This is a wonderful comic novel, brilliantly written and laugh-out-loud funny in places. I recommend it wholeheartedly, even though it's not the sort of thing I'd usually read.
The narrator is a sixteen-year old girl, and though I am sure that young people would love the book, it is an adult book, don't worry about that. There is stuff in it about funeral parlours, drug-taking, transvestism, mental illness, shoplifting and vandalism, so it's hardly mainstream. Perhaps that's why a couple of reviewers here didn't like it. But if Glazebrook wanted to write a best seller, she could do so tomorrow, in my opinion, because the story has pace and vivid characters and leaps off the page. Only a gifted writer can make a book do that.
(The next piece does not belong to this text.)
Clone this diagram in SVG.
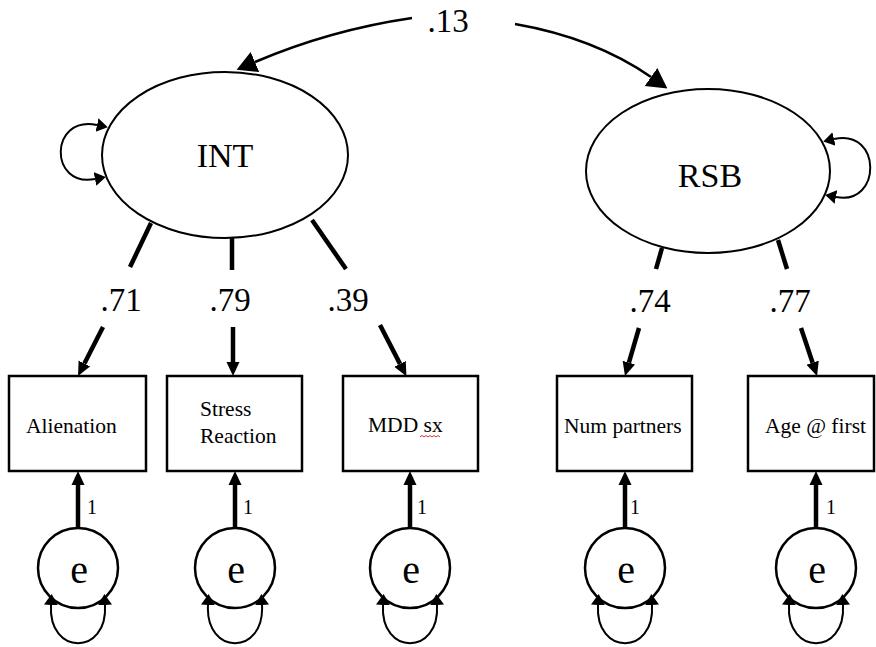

I suppose that the Madolescents is in the tradition of the working-class, slangy, dialect novel, but it's far the best of that genre that I have read. There are more Geordie slang words per page than you'd hear up Bigg Market, but they didn't hold me up (and I am from Cornwall). And bouncing around among the slang are metaphors and similes to die for. Boy, can this author write visually - it's a rare gift:
"[He] makes a steeple with his hands. They're white and wrinkly, like tripe."
"Ash unbuttons his shirt and slips it off, revealing a goldy brown body, totally smooth and hairless, with copper-coloured nipples like rivets on 501s."
"Filthy's snoring like an elephant with catarrh."
It's a joy to find a writer who can knock off lines like that. And she does it on every page.
What's really wonderful and surprising is that the Madolescents, unlike most "working-class" novels, is never depressing (not to me, anyway), despite the in-your-face subject matter. In that respect Glazebrook reminds me of Steven Berkoff - the grosser Berkoff gets, the funnier he is: same with Glazebrook.
This is an absolute gem, this book. Don't hesitate.